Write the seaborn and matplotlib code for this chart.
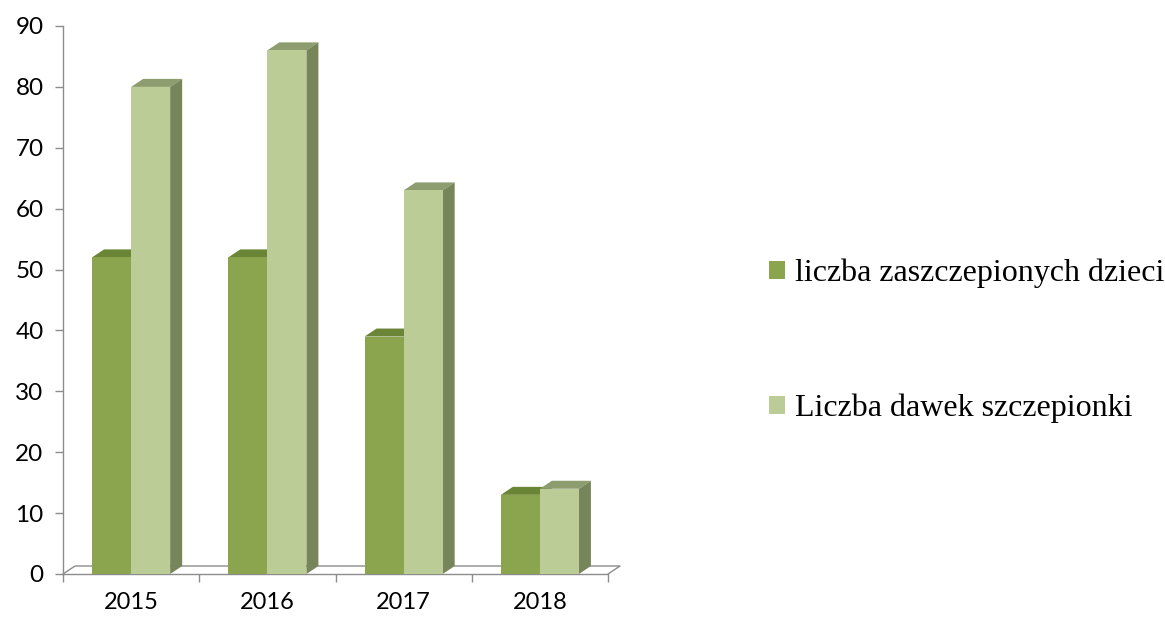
import pandas as pd
import matplotlib
matplotlib.use("Agg")
import matplotlib.pyplot as plt
import seaborn as sns
from matplotlib.patches import Polygon

years = ["2015", "2016", "2017", "2018"]
series = ["liczba zaszczepionych dzieci", "Liczba dawek szczepionki"]
children = [52, 52, 39, 13]
doses = [80, 86, 63, 14]

front_colors = ["#8BA54E", "#BBCC96"]
top_colors = ["#6B8536", "#8E9D6F"]
side_colors = ["#6E8939", "#77855B"]
axis_grey = "#8C8C8C"

df = pd.DataFrame({
    "rok": years * 2,
    "seria": [series[0]] * len(years) + [series[1]] * len(years),
    "wartosc": children + doses,
})

sns.set_theme(style="white")
plt.rcParams["font.family"] = ["Lato", "DejaVu Sans"]

fig = plt.figure(figsize=(11.65, 6.19), dpi=100)
ax = fig.add_axes([63 / 1165, 45 / 619, 545 / 1165, 548 / 619])

sns.barplot(data=df, x="rok", y="wartosc", hue="seria", palette=front_colors,
            width=0.573, saturation=1, linewidth=0, ax=ax, zorder=3)

# pseudo 3D depth
dx = 12 / 136.25
dy = 8 / 6.09

for k, cont in enumerate(ax.containers):
    for p in cont:
        x, w, h = p.get_x(), p.get_width(), p.get_height()
        top = Polygon([(x, h), (x + dx, h + dy), (x + w + dx, h + dy), (x + w, h)],
                      closed=True, facecolor=top_colors[k], edgecolor="none",
                      zorder=2, clip_on=False)
        side = Polygon([(x + w, 0), (x + w, h), (x + w + dx, h + dy), (x + w + dx, dy)],
                       closed=True, facecolor=side_colors[k], edgecolor="none",
                       zorder=2, clip_on=False)
        ax.add_patch(top)
        ax.add_patch(side)

ax.set_xlim(-0.5, len(years) - 0.5)
ax.set_ylim(0, 90)
ax.set_yticks(range(0, 91, 10))

# floor outline
x0, x1 = -0.5, len(years) - 0.5
ax.plot([x0, x0 + dx, x1 + dx, x1], [0, dy, dy, 0], color=axis_grey, lw=1.0,
        zorder=1, clip_on=False)

sns.despine(ax=ax)
for s in ["left", "bottom"]:
    ax.spines[s].set_color(axis_grey)
    ax.spines[s].set_linewidth(1.0)

ax.set_xticks([i - 0.5 for i in range(len(years) + 1)], minor=True)
ax.tick_params(axis="x", which="minor", length=6, color=axis_grey, width=1, direction="out", bottom=True)
ax.tick_params(axis="x", which="major", length=0, pad=13, labelsize=17, labelcolor="black")
ax.tick_params(axis="y", length=6, color=axis_grey, width=1, direction="out", left=True,
               pad=8, labelsize=17.5, labelcolor="black")
ax.set_xlabel("")
ax.set_ylabel("")

handles, labels = ax.get_legend_handles_labels()
ax.legend_.remove()
leg = fig.legend(handles, labels, loc="center left", bbox_to_anchor=(769 / 1165, 1 - 341 / 619),
                 frameon=False, borderpad=0, borderaxespad=0,
                 handlelength=0.5, handleheight=0.5, handletextpad=0.3, labelspacing=3.3,
                 prop={"family": "Liberation Serif", "size": 23})
for t in leg.get_texts():
    t.set_color("black")

fig.savefig("out.png", dpi=100)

****

- **Aim**:
Repeat the lines above, starting at the first and stopping after the line that holds "from matplotlib.patches import Polygon", with the pictures left out.

- **Output**:
Write the seaborn and matplotlib code for this chart.
import pandas as pd
import matplotlib
matplotlib.use("Agg")
import matplotlib.pyplot as plt
import seaborn as sns
from matplotlib.patches import Polygon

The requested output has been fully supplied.